((

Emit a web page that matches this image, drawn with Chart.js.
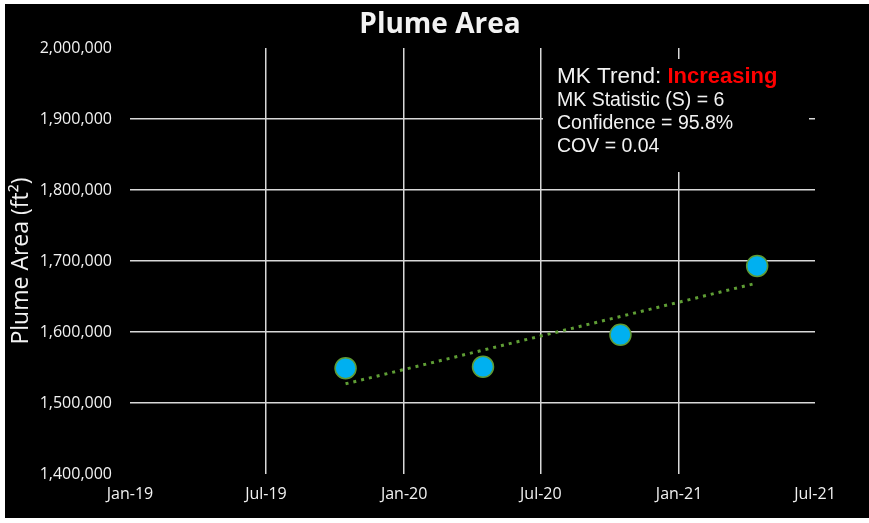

))
((

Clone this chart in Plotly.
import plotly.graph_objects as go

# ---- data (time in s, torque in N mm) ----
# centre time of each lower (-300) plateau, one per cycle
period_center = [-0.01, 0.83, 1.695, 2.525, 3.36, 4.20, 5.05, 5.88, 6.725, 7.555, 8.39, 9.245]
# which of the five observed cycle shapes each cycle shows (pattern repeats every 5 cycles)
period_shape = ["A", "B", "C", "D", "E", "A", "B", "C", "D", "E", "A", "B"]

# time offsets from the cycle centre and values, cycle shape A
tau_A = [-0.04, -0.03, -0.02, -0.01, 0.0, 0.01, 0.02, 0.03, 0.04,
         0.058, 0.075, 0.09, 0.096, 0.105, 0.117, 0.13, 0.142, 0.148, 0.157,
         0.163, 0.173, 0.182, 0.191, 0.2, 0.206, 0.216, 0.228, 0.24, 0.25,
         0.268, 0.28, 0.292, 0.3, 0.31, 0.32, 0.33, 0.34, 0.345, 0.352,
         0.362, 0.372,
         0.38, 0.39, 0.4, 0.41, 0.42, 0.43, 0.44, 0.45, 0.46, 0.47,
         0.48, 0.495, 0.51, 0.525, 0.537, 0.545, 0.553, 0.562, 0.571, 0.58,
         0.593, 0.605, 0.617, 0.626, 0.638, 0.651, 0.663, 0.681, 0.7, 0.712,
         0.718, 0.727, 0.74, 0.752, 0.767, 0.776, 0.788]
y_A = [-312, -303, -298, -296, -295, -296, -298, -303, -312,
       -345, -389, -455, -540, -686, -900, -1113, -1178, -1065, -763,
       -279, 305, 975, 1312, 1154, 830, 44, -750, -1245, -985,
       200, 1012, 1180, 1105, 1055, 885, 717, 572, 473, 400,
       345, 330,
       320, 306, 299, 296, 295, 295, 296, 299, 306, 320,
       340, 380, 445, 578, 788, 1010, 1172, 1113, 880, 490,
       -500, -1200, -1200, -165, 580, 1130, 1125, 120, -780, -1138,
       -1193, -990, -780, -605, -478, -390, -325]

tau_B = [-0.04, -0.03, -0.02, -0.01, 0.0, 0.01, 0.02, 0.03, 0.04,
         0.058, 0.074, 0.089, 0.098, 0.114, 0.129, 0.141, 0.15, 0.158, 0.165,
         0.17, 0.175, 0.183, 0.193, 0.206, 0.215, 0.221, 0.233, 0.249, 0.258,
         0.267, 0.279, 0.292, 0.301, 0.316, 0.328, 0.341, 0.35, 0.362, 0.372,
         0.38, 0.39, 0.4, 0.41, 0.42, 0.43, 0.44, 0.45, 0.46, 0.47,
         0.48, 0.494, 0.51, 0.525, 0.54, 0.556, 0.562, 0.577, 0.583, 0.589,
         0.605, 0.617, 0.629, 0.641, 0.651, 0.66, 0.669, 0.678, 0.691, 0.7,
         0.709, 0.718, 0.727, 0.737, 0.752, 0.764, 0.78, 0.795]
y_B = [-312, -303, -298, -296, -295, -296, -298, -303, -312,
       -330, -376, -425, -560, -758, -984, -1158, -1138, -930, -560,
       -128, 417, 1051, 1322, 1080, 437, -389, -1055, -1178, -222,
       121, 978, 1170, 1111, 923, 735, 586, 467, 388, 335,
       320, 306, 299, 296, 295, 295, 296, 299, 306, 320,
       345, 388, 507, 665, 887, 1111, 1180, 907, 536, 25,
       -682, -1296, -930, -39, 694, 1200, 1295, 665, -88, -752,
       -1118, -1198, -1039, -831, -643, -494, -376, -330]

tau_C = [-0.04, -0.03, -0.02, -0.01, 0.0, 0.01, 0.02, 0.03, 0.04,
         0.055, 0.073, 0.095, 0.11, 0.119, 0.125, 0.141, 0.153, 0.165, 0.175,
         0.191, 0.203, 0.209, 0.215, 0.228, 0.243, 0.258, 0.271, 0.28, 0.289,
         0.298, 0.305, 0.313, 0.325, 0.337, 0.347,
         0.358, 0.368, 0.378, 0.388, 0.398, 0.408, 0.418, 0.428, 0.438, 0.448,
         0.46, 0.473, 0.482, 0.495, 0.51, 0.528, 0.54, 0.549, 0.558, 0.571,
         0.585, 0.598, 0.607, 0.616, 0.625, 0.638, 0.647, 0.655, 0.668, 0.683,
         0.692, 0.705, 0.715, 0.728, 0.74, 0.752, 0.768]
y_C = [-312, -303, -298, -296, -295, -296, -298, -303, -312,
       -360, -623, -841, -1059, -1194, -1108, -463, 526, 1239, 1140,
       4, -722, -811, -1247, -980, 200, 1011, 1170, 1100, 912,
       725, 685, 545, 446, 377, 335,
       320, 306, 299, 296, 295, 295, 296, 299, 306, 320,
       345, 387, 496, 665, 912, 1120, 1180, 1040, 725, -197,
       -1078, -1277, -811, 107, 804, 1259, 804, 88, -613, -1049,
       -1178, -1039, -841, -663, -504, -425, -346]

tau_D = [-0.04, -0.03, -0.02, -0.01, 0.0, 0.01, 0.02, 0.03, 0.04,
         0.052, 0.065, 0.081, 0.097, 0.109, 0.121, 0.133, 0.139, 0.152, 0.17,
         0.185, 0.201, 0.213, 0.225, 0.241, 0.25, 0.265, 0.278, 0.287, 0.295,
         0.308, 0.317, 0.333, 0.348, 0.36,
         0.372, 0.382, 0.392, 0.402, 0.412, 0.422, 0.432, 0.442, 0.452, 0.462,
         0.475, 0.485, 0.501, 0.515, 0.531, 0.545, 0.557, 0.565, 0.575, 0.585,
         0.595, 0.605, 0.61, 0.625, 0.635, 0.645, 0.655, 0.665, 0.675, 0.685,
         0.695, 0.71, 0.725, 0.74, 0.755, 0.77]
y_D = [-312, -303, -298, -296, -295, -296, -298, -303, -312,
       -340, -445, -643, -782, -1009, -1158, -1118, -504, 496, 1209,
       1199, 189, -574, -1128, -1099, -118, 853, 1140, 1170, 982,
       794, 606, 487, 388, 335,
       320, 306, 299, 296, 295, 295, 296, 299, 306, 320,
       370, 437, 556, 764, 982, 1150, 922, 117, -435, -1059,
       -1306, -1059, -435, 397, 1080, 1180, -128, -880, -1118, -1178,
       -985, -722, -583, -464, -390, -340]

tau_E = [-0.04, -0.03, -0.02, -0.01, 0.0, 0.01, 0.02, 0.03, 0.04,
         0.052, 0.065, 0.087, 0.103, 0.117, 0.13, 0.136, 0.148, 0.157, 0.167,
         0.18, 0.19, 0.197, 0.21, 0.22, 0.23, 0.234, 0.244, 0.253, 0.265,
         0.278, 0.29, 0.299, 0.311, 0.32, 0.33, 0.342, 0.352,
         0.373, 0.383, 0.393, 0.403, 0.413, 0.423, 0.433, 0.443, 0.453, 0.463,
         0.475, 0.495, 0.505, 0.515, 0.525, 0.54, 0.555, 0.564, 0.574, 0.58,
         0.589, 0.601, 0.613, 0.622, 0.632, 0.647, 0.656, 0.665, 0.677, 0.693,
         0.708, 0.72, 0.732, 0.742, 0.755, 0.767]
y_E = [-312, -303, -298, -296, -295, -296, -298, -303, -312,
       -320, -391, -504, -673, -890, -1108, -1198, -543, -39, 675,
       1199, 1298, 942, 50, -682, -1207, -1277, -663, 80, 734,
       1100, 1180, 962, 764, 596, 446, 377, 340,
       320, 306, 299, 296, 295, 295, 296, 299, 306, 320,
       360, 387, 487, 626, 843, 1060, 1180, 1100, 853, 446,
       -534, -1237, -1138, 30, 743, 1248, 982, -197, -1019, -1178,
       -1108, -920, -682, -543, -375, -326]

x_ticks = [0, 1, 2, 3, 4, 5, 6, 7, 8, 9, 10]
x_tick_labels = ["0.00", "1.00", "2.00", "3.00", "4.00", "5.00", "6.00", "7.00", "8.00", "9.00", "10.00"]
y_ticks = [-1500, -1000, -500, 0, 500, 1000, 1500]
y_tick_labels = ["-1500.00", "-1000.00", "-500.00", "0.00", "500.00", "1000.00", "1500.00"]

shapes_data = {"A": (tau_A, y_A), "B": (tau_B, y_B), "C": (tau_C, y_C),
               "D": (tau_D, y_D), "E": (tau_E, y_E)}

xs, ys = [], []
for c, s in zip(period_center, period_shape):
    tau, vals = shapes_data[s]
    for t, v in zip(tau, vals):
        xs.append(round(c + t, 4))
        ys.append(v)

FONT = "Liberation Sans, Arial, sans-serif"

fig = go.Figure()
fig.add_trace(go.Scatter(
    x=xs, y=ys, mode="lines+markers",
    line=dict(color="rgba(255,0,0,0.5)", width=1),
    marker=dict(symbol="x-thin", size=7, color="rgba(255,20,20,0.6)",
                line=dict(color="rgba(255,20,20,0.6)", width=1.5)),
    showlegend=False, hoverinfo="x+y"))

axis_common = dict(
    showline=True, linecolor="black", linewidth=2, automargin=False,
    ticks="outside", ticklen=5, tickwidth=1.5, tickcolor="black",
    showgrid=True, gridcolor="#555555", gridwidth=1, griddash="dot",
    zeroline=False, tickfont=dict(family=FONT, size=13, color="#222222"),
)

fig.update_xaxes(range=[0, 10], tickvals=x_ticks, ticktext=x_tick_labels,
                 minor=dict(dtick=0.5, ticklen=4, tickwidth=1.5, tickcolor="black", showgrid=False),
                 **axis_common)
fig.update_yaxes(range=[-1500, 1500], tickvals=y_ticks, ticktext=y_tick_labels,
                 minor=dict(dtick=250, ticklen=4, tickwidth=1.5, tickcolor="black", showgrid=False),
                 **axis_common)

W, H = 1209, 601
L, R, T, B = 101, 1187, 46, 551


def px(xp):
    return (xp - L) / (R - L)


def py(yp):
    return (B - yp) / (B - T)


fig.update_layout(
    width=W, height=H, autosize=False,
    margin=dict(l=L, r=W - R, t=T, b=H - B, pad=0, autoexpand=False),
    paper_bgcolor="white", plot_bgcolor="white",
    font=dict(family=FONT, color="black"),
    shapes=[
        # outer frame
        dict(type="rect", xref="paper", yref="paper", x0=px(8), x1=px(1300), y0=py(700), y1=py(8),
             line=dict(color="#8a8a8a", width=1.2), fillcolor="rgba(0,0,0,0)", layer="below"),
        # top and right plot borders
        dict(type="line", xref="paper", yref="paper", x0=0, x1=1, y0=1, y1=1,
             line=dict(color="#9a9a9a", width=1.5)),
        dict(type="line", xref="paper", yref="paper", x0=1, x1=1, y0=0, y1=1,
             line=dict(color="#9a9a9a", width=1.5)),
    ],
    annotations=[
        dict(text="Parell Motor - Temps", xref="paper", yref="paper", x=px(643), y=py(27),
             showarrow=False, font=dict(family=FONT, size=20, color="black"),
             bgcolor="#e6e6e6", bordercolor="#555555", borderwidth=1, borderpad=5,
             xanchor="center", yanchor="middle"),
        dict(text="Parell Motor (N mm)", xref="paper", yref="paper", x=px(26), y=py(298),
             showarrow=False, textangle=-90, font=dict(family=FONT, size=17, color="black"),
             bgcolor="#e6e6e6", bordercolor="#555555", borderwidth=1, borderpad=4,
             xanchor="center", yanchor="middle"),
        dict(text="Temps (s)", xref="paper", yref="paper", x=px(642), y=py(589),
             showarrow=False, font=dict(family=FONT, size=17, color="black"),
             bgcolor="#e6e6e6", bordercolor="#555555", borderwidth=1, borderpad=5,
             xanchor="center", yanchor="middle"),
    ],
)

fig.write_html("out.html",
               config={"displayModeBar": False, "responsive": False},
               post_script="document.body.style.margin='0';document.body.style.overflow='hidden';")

))

TO BE DONE → Extract only the lines from the line with "Clone this chart in Plotly." through the line with "import plotly.graph_objects as go", keeping both end lines exactly as they are.

SOLUTION BELOW →
Clone this chart in Plotly.
import plotly.graph_objects as go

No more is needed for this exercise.